- **WORK TO DO**
Write out the opening lines of the data word for word, up to and including the line with "Line, XAxis, YAxis", and leave every picture and every later line out.

═══

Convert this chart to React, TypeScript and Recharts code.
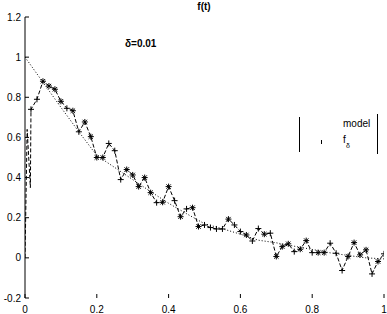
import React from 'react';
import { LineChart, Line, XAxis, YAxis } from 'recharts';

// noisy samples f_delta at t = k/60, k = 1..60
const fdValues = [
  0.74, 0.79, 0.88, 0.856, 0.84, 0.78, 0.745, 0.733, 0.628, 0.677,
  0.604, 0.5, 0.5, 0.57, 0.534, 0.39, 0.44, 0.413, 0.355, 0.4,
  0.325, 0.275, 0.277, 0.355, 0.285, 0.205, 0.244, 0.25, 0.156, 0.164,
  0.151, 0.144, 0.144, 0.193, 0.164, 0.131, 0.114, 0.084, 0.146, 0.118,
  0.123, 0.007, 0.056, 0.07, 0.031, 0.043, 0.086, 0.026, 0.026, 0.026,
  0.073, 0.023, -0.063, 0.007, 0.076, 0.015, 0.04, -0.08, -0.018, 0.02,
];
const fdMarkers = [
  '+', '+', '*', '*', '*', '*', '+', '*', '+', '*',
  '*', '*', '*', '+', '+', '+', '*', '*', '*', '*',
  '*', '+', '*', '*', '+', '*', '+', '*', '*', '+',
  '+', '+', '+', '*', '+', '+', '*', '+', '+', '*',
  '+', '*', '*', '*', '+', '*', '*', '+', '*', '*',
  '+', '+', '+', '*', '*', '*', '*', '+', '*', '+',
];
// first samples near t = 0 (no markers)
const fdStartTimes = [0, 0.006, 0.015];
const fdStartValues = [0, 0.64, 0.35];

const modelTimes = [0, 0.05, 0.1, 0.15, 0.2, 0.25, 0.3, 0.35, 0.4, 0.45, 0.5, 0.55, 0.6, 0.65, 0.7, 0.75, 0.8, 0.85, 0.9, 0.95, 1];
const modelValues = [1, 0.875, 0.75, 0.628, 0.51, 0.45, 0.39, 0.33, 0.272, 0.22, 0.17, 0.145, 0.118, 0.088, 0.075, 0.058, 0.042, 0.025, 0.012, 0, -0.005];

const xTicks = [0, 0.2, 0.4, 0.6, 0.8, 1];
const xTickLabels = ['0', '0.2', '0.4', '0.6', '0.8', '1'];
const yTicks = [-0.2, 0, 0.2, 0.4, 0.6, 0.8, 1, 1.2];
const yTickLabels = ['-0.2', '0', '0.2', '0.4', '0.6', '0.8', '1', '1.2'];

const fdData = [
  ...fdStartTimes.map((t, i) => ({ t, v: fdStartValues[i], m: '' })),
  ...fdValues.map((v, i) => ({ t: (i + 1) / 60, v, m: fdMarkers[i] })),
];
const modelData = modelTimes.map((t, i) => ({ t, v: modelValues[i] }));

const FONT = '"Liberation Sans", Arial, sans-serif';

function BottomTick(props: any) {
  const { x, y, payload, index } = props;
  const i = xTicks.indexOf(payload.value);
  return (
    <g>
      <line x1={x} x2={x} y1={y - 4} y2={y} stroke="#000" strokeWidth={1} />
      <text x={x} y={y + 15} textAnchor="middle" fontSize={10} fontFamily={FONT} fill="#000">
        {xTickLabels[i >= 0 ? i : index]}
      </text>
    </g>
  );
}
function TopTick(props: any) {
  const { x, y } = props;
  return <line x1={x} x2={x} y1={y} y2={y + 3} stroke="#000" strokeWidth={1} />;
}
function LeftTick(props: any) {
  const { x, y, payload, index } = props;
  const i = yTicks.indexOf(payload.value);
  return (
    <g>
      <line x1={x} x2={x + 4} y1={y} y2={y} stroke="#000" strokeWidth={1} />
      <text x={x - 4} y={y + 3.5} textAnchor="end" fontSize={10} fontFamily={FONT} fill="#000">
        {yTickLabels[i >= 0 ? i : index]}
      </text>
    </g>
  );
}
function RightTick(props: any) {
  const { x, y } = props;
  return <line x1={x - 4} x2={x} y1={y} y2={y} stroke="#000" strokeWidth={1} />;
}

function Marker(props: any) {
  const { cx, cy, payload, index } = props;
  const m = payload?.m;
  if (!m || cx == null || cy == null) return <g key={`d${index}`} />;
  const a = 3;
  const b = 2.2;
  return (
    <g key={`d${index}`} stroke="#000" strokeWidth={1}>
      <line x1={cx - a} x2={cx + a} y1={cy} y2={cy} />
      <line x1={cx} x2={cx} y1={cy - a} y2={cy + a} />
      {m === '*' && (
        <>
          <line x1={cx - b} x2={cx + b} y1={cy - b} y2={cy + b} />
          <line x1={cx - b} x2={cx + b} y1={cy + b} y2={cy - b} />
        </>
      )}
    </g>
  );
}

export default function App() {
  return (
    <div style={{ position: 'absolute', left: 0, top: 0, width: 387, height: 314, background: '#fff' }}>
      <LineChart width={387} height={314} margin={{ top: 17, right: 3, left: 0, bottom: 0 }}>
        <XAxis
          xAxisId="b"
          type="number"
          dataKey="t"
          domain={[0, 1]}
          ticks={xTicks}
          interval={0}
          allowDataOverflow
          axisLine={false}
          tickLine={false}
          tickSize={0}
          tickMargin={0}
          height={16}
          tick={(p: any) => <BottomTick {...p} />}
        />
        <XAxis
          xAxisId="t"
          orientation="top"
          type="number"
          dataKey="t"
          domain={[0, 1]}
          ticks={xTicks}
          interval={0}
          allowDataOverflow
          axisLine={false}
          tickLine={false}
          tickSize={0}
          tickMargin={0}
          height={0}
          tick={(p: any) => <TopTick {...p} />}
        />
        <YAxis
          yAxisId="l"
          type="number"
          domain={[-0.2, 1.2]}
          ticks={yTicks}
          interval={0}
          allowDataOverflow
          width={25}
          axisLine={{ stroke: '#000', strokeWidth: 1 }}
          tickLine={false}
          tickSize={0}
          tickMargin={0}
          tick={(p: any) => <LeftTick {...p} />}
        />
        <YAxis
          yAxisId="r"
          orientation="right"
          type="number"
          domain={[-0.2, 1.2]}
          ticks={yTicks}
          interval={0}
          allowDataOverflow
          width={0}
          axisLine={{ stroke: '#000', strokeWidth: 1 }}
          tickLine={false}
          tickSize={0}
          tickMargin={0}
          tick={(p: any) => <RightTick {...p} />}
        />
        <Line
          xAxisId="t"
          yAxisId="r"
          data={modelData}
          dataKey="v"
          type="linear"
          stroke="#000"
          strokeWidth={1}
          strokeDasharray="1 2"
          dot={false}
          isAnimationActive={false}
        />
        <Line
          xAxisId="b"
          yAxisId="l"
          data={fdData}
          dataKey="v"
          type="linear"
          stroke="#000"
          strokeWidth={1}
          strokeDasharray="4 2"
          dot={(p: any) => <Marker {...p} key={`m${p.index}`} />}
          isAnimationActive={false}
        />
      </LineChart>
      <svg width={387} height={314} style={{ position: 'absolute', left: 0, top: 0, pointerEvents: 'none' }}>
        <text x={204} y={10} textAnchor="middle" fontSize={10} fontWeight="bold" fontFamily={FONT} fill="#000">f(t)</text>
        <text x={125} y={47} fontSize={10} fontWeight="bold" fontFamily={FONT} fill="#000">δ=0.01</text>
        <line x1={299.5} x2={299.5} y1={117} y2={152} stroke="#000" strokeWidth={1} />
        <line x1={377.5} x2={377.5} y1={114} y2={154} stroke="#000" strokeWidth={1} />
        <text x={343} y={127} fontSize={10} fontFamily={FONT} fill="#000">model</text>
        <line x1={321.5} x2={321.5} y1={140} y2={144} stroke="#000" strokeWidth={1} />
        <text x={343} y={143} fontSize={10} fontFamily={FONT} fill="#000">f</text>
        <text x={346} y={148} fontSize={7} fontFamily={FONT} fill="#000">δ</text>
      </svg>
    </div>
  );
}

═══

- **RESPONSE TO THIS EXERCISE**
Convert this chart to React, TypeScript and Recharts code.
import React from 'react';
import { LineChart, Line, XAxis, YAxis } from 'recharts';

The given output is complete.